Repeat exactly the lines from the start of the entries below through the line containing "import pandas as pd". Omit the rest.

## START Exercise material

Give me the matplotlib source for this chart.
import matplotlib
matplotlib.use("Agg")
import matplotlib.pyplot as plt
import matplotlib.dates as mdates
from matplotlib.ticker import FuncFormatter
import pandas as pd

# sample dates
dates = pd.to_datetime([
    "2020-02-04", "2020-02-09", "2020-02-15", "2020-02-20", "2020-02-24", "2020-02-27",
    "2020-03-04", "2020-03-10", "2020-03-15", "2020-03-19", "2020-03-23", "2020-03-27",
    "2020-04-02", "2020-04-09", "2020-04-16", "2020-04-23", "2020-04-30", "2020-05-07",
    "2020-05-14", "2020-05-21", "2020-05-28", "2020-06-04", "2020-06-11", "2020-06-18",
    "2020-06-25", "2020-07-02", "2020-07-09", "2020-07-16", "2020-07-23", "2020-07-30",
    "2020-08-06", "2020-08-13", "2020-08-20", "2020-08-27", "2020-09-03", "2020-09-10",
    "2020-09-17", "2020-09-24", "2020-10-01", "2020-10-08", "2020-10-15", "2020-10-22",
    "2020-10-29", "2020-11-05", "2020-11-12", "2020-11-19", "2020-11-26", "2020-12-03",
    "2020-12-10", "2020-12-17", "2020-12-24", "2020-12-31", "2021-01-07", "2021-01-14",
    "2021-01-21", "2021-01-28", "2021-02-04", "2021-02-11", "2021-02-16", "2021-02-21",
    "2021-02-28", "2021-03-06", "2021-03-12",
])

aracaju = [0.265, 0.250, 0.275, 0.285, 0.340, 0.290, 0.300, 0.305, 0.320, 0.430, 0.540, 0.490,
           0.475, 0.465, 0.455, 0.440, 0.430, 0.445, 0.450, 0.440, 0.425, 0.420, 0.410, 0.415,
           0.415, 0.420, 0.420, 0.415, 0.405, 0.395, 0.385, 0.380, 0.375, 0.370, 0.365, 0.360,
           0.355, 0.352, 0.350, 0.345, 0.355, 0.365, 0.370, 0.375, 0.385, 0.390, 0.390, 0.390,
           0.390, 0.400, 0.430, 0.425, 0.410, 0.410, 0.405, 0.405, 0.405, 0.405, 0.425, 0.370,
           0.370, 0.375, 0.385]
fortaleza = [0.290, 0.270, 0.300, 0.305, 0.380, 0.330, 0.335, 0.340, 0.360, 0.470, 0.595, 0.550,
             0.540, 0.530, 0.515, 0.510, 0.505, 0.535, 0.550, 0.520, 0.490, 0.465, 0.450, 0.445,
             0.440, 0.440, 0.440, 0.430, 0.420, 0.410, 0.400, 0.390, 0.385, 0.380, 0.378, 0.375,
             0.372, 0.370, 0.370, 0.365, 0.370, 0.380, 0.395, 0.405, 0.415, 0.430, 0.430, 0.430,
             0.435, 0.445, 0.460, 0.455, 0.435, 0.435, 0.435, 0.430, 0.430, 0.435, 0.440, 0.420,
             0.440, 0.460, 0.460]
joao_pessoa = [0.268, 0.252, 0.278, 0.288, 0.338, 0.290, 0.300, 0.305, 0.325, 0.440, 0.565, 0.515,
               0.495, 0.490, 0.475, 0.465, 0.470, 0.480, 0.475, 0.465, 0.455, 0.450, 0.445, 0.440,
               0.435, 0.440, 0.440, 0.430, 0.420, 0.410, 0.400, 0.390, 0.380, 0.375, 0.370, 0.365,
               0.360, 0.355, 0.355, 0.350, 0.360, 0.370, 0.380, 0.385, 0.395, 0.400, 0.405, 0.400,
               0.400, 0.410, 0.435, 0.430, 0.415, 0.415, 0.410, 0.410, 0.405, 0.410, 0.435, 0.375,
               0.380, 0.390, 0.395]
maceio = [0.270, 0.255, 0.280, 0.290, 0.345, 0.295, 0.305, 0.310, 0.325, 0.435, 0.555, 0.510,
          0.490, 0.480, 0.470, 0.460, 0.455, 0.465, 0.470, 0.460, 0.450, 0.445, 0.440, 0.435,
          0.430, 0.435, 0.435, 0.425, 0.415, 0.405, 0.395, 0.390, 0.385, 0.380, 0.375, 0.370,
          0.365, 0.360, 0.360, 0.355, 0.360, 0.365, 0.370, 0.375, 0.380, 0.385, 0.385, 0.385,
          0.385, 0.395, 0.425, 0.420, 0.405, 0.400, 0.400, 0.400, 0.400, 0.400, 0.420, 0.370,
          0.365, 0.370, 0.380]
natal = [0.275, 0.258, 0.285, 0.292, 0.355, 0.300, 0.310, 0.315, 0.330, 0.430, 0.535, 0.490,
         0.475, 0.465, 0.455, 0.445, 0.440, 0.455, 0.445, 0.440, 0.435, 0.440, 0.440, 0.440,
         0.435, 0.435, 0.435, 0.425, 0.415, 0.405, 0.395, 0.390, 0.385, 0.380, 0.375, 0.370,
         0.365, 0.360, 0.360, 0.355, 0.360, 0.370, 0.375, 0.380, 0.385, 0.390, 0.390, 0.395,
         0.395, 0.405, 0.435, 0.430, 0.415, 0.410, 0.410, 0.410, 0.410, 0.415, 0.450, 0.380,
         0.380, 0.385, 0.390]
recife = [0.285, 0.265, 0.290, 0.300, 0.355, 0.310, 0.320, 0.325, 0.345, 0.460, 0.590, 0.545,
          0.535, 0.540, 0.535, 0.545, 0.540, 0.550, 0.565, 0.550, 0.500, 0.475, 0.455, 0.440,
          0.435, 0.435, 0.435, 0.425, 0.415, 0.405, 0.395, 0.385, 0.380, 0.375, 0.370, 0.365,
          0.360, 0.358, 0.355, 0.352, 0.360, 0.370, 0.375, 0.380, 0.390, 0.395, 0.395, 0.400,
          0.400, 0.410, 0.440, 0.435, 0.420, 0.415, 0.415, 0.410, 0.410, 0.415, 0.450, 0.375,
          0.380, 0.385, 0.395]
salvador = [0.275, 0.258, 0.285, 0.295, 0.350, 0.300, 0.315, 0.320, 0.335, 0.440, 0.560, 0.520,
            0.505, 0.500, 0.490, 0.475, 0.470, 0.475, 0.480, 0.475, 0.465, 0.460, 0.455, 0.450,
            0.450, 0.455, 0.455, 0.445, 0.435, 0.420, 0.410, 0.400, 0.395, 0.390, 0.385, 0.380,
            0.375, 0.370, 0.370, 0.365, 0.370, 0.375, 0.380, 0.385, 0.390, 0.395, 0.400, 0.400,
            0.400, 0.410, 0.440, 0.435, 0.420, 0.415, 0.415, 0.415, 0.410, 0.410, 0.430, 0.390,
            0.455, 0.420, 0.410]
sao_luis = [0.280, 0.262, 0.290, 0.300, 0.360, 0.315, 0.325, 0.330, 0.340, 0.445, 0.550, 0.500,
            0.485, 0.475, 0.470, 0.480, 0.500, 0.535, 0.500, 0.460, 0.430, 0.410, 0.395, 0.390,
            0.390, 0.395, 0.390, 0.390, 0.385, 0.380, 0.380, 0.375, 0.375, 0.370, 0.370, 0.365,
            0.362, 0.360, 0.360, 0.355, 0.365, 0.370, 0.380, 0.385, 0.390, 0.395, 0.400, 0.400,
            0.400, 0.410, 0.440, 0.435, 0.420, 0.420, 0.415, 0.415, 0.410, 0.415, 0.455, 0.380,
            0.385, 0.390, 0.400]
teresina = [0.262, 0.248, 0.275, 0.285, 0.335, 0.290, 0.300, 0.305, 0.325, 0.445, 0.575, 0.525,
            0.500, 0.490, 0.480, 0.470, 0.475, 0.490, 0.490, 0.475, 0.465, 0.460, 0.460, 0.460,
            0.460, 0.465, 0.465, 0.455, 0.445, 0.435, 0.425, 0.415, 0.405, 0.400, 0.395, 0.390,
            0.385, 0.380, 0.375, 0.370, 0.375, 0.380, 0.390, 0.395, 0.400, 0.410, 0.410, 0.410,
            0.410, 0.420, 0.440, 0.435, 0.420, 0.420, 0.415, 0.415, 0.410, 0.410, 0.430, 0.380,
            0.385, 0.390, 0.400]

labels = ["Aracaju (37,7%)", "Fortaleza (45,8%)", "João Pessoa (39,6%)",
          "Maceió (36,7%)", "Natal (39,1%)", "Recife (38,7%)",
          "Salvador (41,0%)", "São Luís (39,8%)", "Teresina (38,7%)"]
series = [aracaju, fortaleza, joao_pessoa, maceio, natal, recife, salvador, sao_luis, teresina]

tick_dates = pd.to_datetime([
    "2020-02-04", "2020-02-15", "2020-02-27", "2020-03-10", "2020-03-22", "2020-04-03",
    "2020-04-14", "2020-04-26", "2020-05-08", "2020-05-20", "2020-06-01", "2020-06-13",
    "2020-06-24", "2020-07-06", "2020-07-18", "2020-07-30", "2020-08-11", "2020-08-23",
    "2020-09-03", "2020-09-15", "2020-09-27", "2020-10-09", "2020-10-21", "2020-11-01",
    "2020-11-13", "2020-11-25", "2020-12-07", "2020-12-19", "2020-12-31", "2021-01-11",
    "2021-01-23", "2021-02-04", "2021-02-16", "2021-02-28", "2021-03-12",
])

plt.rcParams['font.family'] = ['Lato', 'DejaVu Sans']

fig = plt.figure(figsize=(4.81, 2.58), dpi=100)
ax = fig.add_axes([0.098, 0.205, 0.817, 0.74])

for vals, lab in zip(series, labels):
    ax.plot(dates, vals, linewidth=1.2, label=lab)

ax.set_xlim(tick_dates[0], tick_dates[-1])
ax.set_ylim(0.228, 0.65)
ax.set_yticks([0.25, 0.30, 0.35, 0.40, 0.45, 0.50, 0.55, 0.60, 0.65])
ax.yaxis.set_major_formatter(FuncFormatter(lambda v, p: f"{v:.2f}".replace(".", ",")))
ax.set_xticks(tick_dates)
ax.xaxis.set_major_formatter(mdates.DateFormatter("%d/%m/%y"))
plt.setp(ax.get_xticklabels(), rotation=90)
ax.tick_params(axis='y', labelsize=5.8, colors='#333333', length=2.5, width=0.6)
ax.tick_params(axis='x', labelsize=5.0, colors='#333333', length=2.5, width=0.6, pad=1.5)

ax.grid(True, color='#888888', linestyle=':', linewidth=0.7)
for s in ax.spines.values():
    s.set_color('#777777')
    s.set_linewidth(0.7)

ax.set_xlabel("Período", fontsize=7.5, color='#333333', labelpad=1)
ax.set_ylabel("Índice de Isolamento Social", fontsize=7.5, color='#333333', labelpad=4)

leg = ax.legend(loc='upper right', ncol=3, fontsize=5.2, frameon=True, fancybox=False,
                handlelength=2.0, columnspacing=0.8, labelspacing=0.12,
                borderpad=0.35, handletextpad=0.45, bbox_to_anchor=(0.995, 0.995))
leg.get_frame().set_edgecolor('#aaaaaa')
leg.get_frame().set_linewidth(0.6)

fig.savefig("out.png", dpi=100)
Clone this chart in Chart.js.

## END Exercise material

__Final result__
Give me the matplotlib source for this chart.
import matplotlib
matplotlib.use("Agg")
import matplotlib.pyplot as plt
import matplotlib.dates as mdates
from matplotlib.ticker import FuncFormatter
import pandas as pd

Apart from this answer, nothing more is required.